* start *
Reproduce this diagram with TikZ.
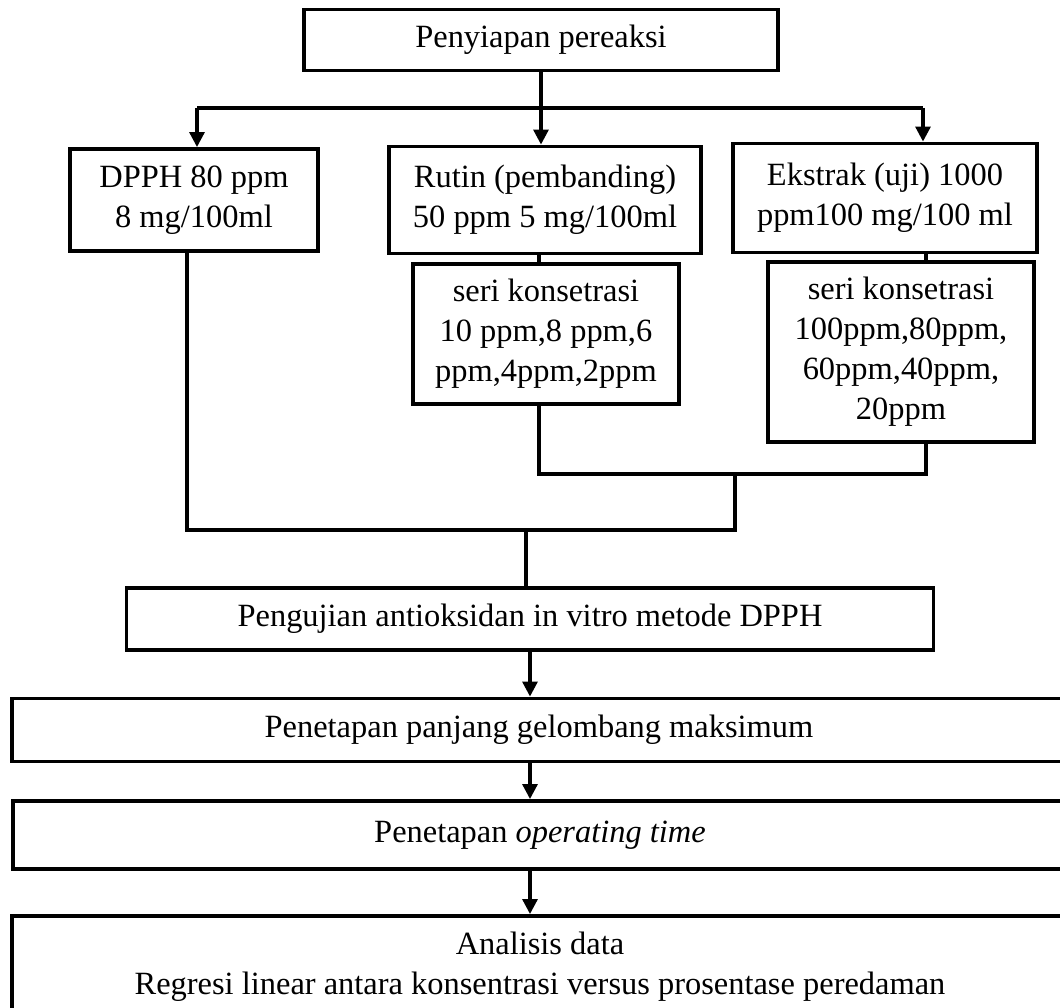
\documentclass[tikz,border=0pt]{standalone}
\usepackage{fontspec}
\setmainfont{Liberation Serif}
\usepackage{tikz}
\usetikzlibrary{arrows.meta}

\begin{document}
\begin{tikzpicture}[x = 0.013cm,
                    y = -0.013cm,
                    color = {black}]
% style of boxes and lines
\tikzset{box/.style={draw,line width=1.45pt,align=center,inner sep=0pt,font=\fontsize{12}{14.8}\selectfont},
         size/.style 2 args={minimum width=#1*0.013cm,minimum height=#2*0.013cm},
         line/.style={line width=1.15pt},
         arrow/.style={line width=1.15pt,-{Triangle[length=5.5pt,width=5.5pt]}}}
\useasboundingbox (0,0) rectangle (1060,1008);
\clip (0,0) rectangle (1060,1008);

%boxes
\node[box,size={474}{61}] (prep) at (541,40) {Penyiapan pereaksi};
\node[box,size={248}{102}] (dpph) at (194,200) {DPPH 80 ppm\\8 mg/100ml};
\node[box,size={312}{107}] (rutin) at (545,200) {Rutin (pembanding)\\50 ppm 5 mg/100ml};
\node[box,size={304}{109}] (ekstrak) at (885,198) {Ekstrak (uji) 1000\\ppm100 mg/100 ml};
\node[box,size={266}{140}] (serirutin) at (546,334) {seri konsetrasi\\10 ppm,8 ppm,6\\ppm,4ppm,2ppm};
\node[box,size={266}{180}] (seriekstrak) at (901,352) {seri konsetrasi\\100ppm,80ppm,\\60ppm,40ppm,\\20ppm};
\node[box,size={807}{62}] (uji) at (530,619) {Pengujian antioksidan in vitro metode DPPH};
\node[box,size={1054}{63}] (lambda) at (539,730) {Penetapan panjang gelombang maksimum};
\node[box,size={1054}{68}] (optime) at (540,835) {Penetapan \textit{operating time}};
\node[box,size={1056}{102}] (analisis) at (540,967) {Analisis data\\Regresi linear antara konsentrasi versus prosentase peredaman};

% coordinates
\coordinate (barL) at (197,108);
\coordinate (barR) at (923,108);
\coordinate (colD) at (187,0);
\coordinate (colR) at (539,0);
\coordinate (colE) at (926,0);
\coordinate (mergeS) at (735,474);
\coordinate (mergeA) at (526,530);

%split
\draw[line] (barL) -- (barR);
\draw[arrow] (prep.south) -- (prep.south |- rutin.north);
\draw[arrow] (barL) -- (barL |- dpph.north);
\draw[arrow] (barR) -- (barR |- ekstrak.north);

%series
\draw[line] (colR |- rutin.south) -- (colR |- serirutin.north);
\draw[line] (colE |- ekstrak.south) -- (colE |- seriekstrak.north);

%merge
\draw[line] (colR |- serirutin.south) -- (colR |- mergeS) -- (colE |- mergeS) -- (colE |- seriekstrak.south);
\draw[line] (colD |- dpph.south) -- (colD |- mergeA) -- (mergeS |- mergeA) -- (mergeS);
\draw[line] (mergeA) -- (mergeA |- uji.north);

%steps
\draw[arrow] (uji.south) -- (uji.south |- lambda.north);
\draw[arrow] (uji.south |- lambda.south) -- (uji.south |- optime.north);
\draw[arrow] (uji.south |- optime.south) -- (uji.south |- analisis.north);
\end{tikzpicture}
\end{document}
* end *
- What the task asks
Skipping the pictures, transcribe each line above exactly as it appears.

- Response below
Reproduce this diagram with TikZ.
\documentclass[tikz,border=0pt]{standalone}
\usepackage{fontspec}
\setmainfont{Liberation Serif}
\usepackage{tikz}
\usetikzlibrary{arrows.meta}

\begin{document}
\begin{tikzpicture}[x = 0.013cm,
                    y = -0.013cm,
                    color = {black}]
% style of boxes and lines
\tikzset{box/.style={draw,line width=1.45pt,align=center,inner sep=0pt,font=\fontsize{12}{14.8}\selectfont},
         size/.style 2 args={minimum width=#1*0.013cm,minimum height=#2*0.013cm},
         line/.style={line width=1.15pt},
         arrow/.style={line width=1.15pt,-{Triangle[length=5.5pt,width=5.5pt]}}}
\useasboundingbox (0,0) rectangle (1060,1008);
\clip (0,0) rectangle (1060,1008);

%boxes
\node[box,size={474}{61}] (prep) at (541,40) {Penyiapan pereaksi};
\node[box,size={248}{102}] (dpph) at (194,200) {DPPH 80 ppm\\8 mg/100ml};
\node[box,size={312}{107}] (rutin) at (545,200) {Rutin (pembanding)\\50 ppm 5 mg/100ml};
\node[box,size={304}{109}] (ekstrak) at (885,198) {Ekstrak (uji) 1000\\ppm100 mg/100 ml};
\node[box,size={266}{140}] (serirutin) at (546,334) {seri konsetrasi\\10 ppm,8 ppm,6\\ppm,4ppm,2ppm};
\node[box,size={266}{180}] (seriekstrak) at (901,352) {seri konsetrasi\\100ppm,80ppm,\\60ppm,40ppm,\\20ppm};
\node[box,size={807}{62}] (uji) at (530,619) {Pengujian antioksidan in vitro metode DPPH};
\node[box,size={1054}{63}] (lambda) at (539,730) {Penetapan panjang gelombang maksimum};
\node[box,size={1054}{68}] (optime) at (540,835) {Penetapan \textit{operating time}};
\node[box,size={1056}{102}] (analisis) at (540,967) {Analisis data\\Regresi linear antara konsentrasi versus prosentase peredaman};

% coordinates
\coordinate (barL) at (197,108);
\coordinate (barR) at (923,108);
\coordinate (colD) at (187,0);
\coordinate (colR) at (539,0);
\coordinate (colE) at (926,0);
\coordinate (mergeS) at (735,474);
\coordinate (mergeA) at (526,530);

%split
\draw[line] (barL) -- (barR);
\draw[arrow] (prep.south) -- (prep.south |- rutin.north);
\draw[arrow] (barL) -- (barL |- dpph.north);
\draw[arrow] (barR) -- (barR |- ekstrak.north);

%series
\draw[line] (colR |- rutin.south) -- (colR |- serirutin.north);
\draw[line] (colE |- ekstrak.south) -- (colE |- seriekstrak.north);

%merge
\draw[line] (colR |- serirutin.south) -- (colR |- mergeS) -- (colE |- mergeS) -- (colE |- seriekstrak.south);
\draw[line] (colD |- dpph.south) -- (colD |- mergeA) -- (mergeS |- mergeA) -- (mergeS);
\draw[line] (mergeA) -- (mergeA |- uji.north);

%steps
\draw[arrow] (uji.south) -- (uji.south |- lambda.north);
\draw[arrow] (uji.south |- lambda.south) -- (uji.south |- optime.north);
\draw[arrow] (uji.south |- optime.south) -- (uji.south |- analisis.north);
\end{tikzpicture}
\end{document}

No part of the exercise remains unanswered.